Your task:
Copy out the entries in full and with complete accuracy; pictures are excluded.

_ _ _ _

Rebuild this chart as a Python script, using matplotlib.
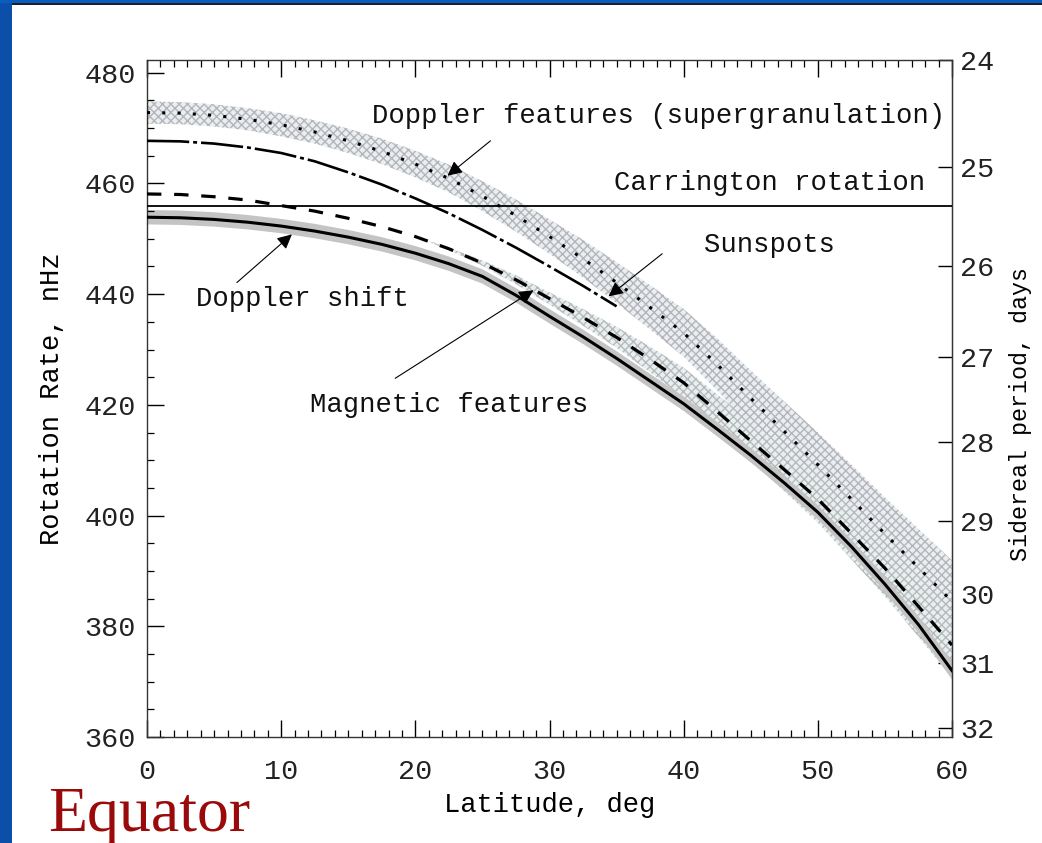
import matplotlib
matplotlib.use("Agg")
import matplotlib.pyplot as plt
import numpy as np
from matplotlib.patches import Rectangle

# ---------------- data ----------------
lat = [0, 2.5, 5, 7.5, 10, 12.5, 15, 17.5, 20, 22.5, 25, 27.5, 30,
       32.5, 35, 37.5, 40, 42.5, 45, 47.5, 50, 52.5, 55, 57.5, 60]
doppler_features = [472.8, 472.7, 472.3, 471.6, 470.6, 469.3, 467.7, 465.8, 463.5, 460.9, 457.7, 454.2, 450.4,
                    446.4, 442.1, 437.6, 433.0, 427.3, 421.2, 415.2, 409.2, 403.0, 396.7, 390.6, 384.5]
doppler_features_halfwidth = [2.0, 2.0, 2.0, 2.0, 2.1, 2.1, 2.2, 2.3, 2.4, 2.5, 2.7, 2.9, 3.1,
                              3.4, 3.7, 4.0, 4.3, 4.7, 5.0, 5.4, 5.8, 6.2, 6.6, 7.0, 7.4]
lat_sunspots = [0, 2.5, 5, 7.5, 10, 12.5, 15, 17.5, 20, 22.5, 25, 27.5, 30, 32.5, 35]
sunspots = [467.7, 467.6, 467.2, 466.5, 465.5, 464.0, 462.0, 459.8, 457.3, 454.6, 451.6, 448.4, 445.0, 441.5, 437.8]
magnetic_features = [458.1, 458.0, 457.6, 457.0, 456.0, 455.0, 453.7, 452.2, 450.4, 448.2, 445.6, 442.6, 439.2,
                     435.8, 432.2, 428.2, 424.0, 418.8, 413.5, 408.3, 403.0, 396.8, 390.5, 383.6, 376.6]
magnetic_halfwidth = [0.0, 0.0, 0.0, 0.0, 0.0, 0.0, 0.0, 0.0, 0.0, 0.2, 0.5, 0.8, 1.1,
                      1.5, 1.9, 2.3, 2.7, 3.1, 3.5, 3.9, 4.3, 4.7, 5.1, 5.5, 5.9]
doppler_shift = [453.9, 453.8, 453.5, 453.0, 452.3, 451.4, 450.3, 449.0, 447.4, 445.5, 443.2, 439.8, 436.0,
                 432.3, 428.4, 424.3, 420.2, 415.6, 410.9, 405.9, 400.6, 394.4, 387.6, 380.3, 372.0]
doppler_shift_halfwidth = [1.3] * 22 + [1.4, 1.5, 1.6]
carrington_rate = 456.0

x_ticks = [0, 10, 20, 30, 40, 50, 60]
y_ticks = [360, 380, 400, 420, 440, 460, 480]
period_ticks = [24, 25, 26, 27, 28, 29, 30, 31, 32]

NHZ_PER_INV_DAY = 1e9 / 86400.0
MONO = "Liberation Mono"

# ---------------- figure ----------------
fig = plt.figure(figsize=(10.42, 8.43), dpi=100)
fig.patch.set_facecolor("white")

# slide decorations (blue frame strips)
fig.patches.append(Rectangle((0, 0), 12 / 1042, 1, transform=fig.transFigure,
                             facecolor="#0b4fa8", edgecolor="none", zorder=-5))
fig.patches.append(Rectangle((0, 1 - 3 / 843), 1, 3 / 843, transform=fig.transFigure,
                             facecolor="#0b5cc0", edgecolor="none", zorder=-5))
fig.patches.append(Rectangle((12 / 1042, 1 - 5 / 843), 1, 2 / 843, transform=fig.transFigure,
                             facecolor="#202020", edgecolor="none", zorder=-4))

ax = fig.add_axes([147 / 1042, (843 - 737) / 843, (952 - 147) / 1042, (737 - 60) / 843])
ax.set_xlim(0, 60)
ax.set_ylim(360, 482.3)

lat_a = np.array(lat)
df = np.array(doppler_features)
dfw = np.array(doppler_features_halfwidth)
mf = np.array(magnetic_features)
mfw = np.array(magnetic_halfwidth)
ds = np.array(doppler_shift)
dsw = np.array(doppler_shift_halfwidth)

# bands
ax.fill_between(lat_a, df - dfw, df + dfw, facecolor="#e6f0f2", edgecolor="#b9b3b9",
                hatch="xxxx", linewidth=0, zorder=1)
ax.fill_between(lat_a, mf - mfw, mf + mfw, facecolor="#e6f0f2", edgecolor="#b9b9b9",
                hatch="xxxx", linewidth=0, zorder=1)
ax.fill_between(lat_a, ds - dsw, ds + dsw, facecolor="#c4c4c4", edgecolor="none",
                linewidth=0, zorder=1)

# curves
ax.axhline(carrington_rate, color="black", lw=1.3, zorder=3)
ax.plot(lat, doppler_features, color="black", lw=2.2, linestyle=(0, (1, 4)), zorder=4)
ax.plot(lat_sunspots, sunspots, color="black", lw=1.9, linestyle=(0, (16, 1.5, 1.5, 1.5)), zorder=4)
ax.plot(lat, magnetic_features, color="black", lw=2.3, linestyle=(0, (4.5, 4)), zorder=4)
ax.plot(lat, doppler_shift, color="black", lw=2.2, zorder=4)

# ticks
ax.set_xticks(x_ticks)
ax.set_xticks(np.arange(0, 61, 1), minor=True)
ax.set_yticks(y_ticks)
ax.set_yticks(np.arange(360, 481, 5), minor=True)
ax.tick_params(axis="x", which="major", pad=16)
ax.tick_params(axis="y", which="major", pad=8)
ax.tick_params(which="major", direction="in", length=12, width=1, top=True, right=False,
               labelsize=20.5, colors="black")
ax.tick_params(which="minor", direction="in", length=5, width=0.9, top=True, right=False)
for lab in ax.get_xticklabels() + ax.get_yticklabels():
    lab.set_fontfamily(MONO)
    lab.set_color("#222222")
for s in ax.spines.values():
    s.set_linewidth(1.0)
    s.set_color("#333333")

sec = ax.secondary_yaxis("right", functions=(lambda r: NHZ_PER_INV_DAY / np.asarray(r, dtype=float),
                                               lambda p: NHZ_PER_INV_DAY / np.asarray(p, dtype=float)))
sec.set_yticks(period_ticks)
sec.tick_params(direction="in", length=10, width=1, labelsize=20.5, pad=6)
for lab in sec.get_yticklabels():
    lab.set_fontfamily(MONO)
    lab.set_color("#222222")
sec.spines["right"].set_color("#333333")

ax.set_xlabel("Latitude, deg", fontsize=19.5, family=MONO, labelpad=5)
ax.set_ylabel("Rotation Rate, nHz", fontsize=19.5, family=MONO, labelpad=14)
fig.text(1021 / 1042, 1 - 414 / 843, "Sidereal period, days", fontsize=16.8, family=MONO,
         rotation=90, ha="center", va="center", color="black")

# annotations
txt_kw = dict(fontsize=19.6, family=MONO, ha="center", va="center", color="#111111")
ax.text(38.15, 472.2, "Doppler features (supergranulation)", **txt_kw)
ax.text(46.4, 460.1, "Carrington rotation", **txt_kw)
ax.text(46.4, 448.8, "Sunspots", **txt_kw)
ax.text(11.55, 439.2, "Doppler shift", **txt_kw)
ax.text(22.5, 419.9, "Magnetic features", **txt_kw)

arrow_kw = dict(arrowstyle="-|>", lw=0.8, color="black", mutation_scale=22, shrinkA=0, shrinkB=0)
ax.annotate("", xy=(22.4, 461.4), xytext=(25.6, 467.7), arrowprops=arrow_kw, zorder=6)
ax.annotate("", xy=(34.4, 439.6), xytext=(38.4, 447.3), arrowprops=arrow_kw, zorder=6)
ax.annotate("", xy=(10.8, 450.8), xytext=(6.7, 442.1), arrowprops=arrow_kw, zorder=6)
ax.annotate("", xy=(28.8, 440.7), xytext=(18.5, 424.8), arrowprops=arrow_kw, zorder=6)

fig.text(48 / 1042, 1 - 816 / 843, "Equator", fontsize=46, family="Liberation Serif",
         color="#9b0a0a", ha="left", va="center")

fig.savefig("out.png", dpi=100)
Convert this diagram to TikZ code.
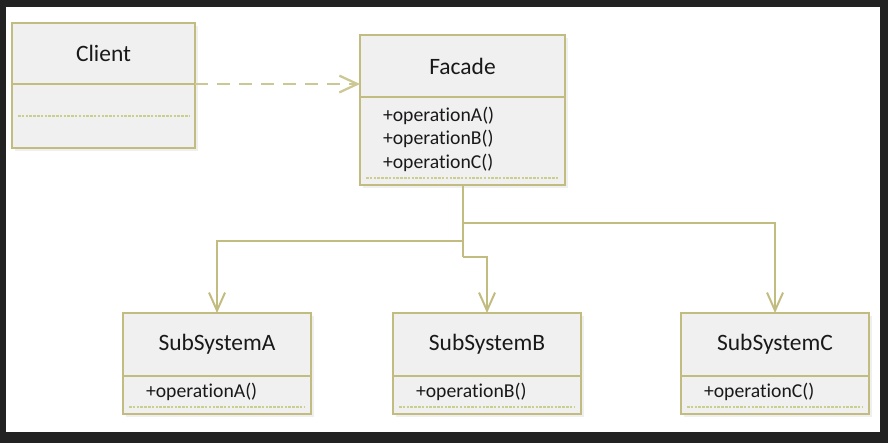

_ _ _ _

Complete response:
Rebuild this chart as a Python script, using matplotlib.
import matplotlib
matplotlib.use("Agg")
import matplotlib.pyplot as plt
import numpy as np
from matplotlib.patches import Rectangle

# ---------------- data ----------------
lat = [0, 2.5, 5, 7.5, 10, 12.5, 15, 17.5, 20, 22.5, 25, 27.5, 30,
       32.5, 35, 37.5, 40, 42.5, 45, 47.5, 50, 52.5, 55, 57.5, 60]
doppler_features = [472.8, 472.7, 472.3, 471.6, 470.6, 469.3, 467.7, 465.8, 463.5, 460.9, 457.7, 454.2, 450.4,
                    446.4, 442.1, 437.6, 433.0, 427.3, 421.2, 415.2, 409.2, 403.0, 396.7, 390.6, 384.5]
doppler_features_halfwidth = [2.0, 2.0, 2.0, 2.0, 2.1, 2.1, 2.2, 2.3, 2.4, 2.5, 2.7, 2.9, 3.1,
                              3.4, 3.7, 4.0, 4.3, 4.7, 5.0, 5.4, 5.8, 6.2, 6.6, 7.0, 7.4]
lat_sunspots = [0, 2.5, 5, 7.5, 10, 12.5, 15, 17.5, 20, 22.5, 25, 27.5, 30, 32.5, 35]
sunspots = [467.7, 467.6, 467.2, 466.5, 465.5, 464.0, 462.0, 459.8, 457.3, 454.6, 451.6, 448.4, 445.0, 441.5, 437.8]
magnetic_features = [458.1, 458.0, 457.6, 457.0, 456.0, 455.0, 453.7, 452.2, 450.4, 448.2, 445.6, 442.6, 439.2,
                     435.8, 432.2, 428.2, 424.0, 418.8, 413.5, 408.3, 403.0, 396.8, 390.5, 383.6, 376.6]
magnetic_halfwidth = [0.0, 0.0, 0.0, 0.0, 0.0, 0.0, 0.0, 0.0, 0.0, 0.2, 0.5, 0.8, 1.1,
                      1.5, 1.9, 2.3, 2.7, 3.1, 3.5, 3.9, 4.3, 4.7, 5.1, 5.5, 5.9]
doppler_shift = [453.9, 453.8, 453.5, 453.0, 452.3, 451.4, 450.3, 449.0, 447.4, 445.5, 443.2, 439.8, 436.0,
                 432.3, 428.4, 424.3, 420.2, 415.6, 410.9, 405.9, 400.6, 394.4, 387.6, 380.3, 372.0]
doppler_shift_halfwidth = [1.3] * 22 + [1.4, 1.5, 1.6]
carrington_rate = 456.0

x_ticks = [0, 10, 20, 30, 40, 50, 60]
y_ticks = [360, 380, 400, 420, 440, 460, 480]
period_ticks = [24, 25, 26, 27, 28, 29, 30, 31, 32]

NHZ_PER_INV_DAY = 1e9 / 86400.0
MONO = "Liberation Mono"

# ---------------- figure ----------------
fig = plt.figure(figsize=(10.42, 8.43), dpi=100)
fig.patch.set_facecolor("white")

# slide decorations (blue frame strips)
fig.patches.append(Rectangle((0, 0), 12 / 1042, 1, transform=fig.transFigure,
                             facecolor="#0b4fa8", edgecolor="none", zorder=-5))
fig.patches.append(Rectangle((0, 1 - 3 / 843), 1, 3 / 843, transform=fig.transFigure,
                             facecolor="#0b5cc0", edgecolor="none", zorder=-5))
fig.patches.append(Rectangle((12 / 1042, 1 - 5 / 843), 1, 2 / 843, transform=fig.transFigure,
                             facecolor="#202020", edgecolor="none", zorder=-4))

ax = fig.add_axes([147 / 1042, (843 - 737) / 843, (952 - 147) / 1042, (737 - 60) / 843])
ax.set_xlim(0, 60)
ax.set_ylim(360, 482.3)

lat_a = np.array(lat)
df = np.array(doppler_features)
dfw = np.array(doppler_features_halfwidth)
mf = np.array(magnetic_features)
mfw = np.array(magnetic_halfwidth)
ds = np.array(doppler_shift)
dsw = np.array(doppler_shift_halfwidth)

# bands
ax.fill_between(lat_a, df - dfw, df + dfw, facecolor="#e6f0f2", edgecolor="#b9b3b9",
                hatch="xxxx", linewidth=0, zorder=1)
ax.fill_between(lat_a, mf - mfw, mf + mfw, facecolor="#e6f0f2", edgecolor="#b9b9b9",
                hatch="xxxx", linewidth=0, zorder=1)
ax.fill_between(lat_a, ds - dsw, ds + dsw, facecolor="#c4c4c4", edgecolor="none",
                linewidth=0, zorder=1)

# curves
ax.axhline(carrington_rate, color="black", lw=1.3, zorder=3)
ax.plot(lat, doppler_features, color="black", lw=2.2, linestyle=(0, (1, 4)), zorder=4)
ax.plot(lat_sunspots, sunspots, color="black", lw=1.9, linestyle=(0, (16, 1.5, 1.5, 1.5)), zorder=4)
ax.plot(lat, magnetic_features, color="black", lw=2.3, linestyle=(0, (4.5, 4)), zorder=4)
ax.plot(lat, doppler_shift, color="black", lw=2.2, zorder=4)

# ticks
ax.set_xticks(x_ticks)
ax.set_xticks(np.arange(0, 61, 1), minor=True)
ax.set_yticks(y_ticks)
ax.set_yticks(np.arange(360, 481, 5), minor=True)
ax.tick_params(axis="x", which="major", pad=16)
ax.tick_params(axis="y", which="major", pad=8)
ax.tick_params(which="major", direction="in", length=12, width=1, top=True, right=False,
               labelsize=20.5, colors="black")
ax.tick_params(which="minor", direction="in", length=5, width=0.9, top=True, right=False)
for lab in ax.get_xticklabels() + ax.get_yticklabels():
    lab.set_fontfamily(MONO)
    lab.set_color("#222222")
for s in ax.spines.values():
    s.set_linewidth(1.0)
    s.set_color("#333333")

sec = ax.secondary_yaxis("right", functions=(lambda r: NHZ_PER_INV_DAY / np.asarray(r, dtype=float),
                                               lambda p: NHZ_PER_INV_DAY / np.asarray(p, dtype=float)))
sec.set_yticks(period_ticks)
sec.tick_params(direction="in", length=10, width=1, labelsize=20.5, pad=6)
for lab in sec.get_yticklabels():
    lab.set_fontfamily(MONO)
    lab.set_color("#222222")
sec.spines["right"].set_color("#333333")

ax.set_xlabel("Latitude, deg", fontsize=19.5, family=MONO, labelpad=5)
ax.set_ylabel("Rotation Rate, nHz", fontsize=19.5, family=MONO, labelpad=14)
fig.text(1021 / 1042, 1 - 414 / 843, "Sidereal period, days", fontsize=16.8, family=MONO,
         rotation=90, ha="center", va="center", color="black")

# annotations
txt_kw = dict(fontsize=19.6, family=MONO, ha="center", va="center", color="#111111")
ax.text(38.15, 472.2, "Doppler features (supergranulation)", **txt_kw)
ax.text(46.4, 460.1, "Carrington rotation", **txt_kw)
ax.text(46.4, 448.8, "Sunspots", **txt_kw)
ax.text(11.55, 439.2, "Doppler shift", **txt_kw)
ax.text(22.5, 419.9, "Magnetic features", **txt_kw)

arrow_kw = dict(arrowstyle="-|>", lw=0.8, color="black", mutation_scale=22, shrinkA=0, shrinkB=0)
ax.annotate("", xy=(22.4, 461.4), xytext=(25.6, 467.7), arrowprops=arrow_kw, zorder=6)
ax.annotate("", xy=(34.4, 439.6), xytext=(38.4, 447.3), arrowprops=arrow_kw, zorder=6)
ax.annotate("", xy=(10.8, 450.8), xytext=(6.7, 442.1), arrowprops=arrow_kw, zorder=6)
ax.annotate("", xy=(28.8, 440.7), xytext=(18.5, 424.8), arrowprops=arrow_kw, zorder=6)

fig.text(48 / 1042, 1 - 816 / 843, "Equator", fontsize=46, family="Liberation Serif",
         color="#9b0a0a", ha="left", va="center")

fig.savefig("out.png", dpi=100)
Convert this diagram to TikZ code.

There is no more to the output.